Failure to follow the Terms of Service may result in immediate account termination.
EXCEPT AS SPECIFICALLY SET FORTH IN THESE STANDARD APPLICABLE POLICIES, COMPANY MAKES NO WARRANTIES, EXPRESS OR IMPLIED, WITH RESPECT TO SERVICES PROVIDED, AND THE COMPANY SPECIFICALLY DISCLAIMS ALL OTHER WARRANTIES, INCLUDING, BUT NOT LIMITED TO, ANY IMPLIED WARRANTIES OF MERCHANTABILITY OR FITNESS FOR A PARTICULAR PURPOSE. THIS INCLUDES LOSS OF DATA, WHETHER RESULTING FROM HARDWARE FAILURES, DELAYS ON DELIVERIES, WRONG DELIVERY, ANY AND ALL SERVICE INTERRUPTIONS CAUSED BY THE COMPANY AND ITS EMPLOYEES, SECURITY VIOLATIONS AND ANY OTHER CAUSE.
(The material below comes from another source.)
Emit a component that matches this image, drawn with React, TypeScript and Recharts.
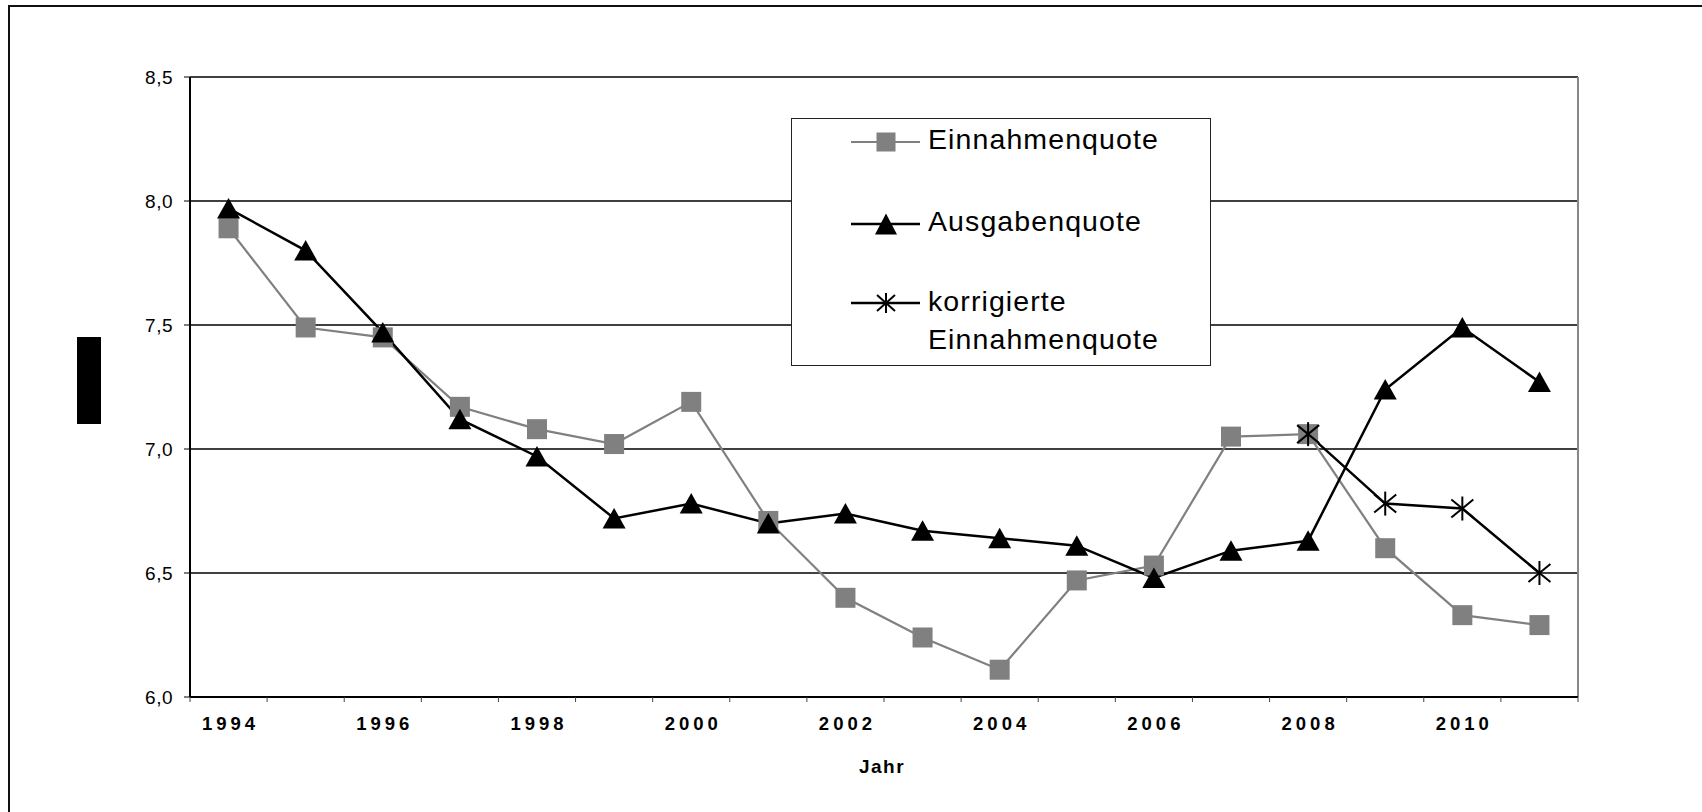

THE SOLE CUMULATIVE LIABILITY OF COMPANY FOR ALL CLAIMS MADE BY CUSTOMER, OR ANY OTHER PARTY, REGARDLESS OF FORM, INCLUDING ANY CAUSE OF ACTION BASED ON CONTRACT, TORT OR STRICT LIABILITY, SHALL NOT EXCEED THE TOTAL AMOUNT OF ALL FEES AND CHARGES PAID TO THE COMPANY BY THE CUSTOMER DURING THE SIX MONTHS IMMEDIATELY PRECEEDING ANY CLAIM.
The Company reserves the right to revise or change these Terms of Service at any time.
This Agreement shall be governed in all respects under the laws of the State of Washington applicable to contracts made, accepted and performed wholly in Washington, without application to principles of conflict of laws, and Customer and the Company agree that the sole venue and jurisdiction for any disputes arising from this Agreement shall be the appropriate federal or state court located in the State of Washington.